From a selfish point of view I want to talk about the elephant so that I know they care. So that I know they’ll try. That they’ll try to do what it takes to see me through this journey. I, more than them, can see the path before them. M just went down it. I know what’s about to happen to them and what they are soon to start thinking. I saw how hard it was for M and how hard she works at it each and every day. I want to think they are able to go down this path. I want to think they will try and stand by me as I transition.
I know that soon, sooner rather than later, I’ll need to tell my brothers. I also know I’ll likely lose one of them to the righteousness of his religion. And that I will be putting my parents in a position to choose between me and his religion. I know sometime soon I will make them uncomfortable. I know the easy path. I want to think they will try for the harder path.
Again, I can feel my Mom is uncomfortable with the whole thing. She’d prefer to not talk about it, I’m not sure if she wants me to go back to the other coast and pretend all is well or if she just wants to put the transition part of all this behind and just jump to the end of the story.
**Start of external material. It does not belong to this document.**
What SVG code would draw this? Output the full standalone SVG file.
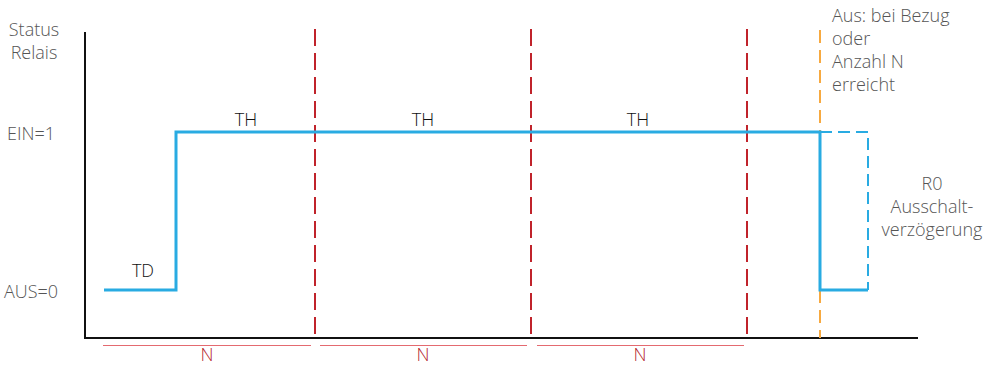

I ask a few times during my stay if she’s OK, if there’s anything she needs, and each time she pushes it aside. Then at the end of my visit, after my Mom has gone to sleep I get a few moments alone with my Dad. It’s the end of the day and we are on our way to bed. The house is dark and locked up for the night. I ask him if he’s OK, and if Mom’s OK. He sits down in his big easy chair in the dark and chooses his words carefully. And so starts a three hour long conversation on the whole process, what’s ahead for me, how M and the boys are doing, He wants to know how my work is taking the news, how my life has changed. We talk about my Mom and my brothers. He tells me he can’t and maybe never will understand what I’m going through. That he struggles with the ‘Why’ of it all. I tell him I’ve been working on the Why for 45 years now and still don’t have the answer. We talk for three hours in the dark. Three hours of a real honest, open and true conversation. I learn more of my dad in this one trip then the 30 years since I left home. I’m sure he learns more of me then he even could guess existed. I keep from crying the whole time, yet feel the weight of 50 years lifted off my shoulders.
The next day arrives quickly and I have to leave their small town in the country for one of my weeks away at a city across the country from the both of us. I hug them both and tell each of them I love them. I leave closer to my dad then I have been since I was a child. I leave worried about my Mom, I’m worried it might all be too much for her. I’m worry about my Dad and the choices he’ll soon have to make to keep his family together.
I know I’ll always be their child. I have two myself and I know they will always be mine. But I wonder if it might be too late now to take this all in.
I wonder if they are up to the path ahead and if they’ll make the effort required to see me as their child, Dana.
1 comment:
Hi Dana,
I read this through tears, and the only thing I can say is, I am praying for you and your family. It's the only thing that works in all of this. The Lord is Gracious. Believe.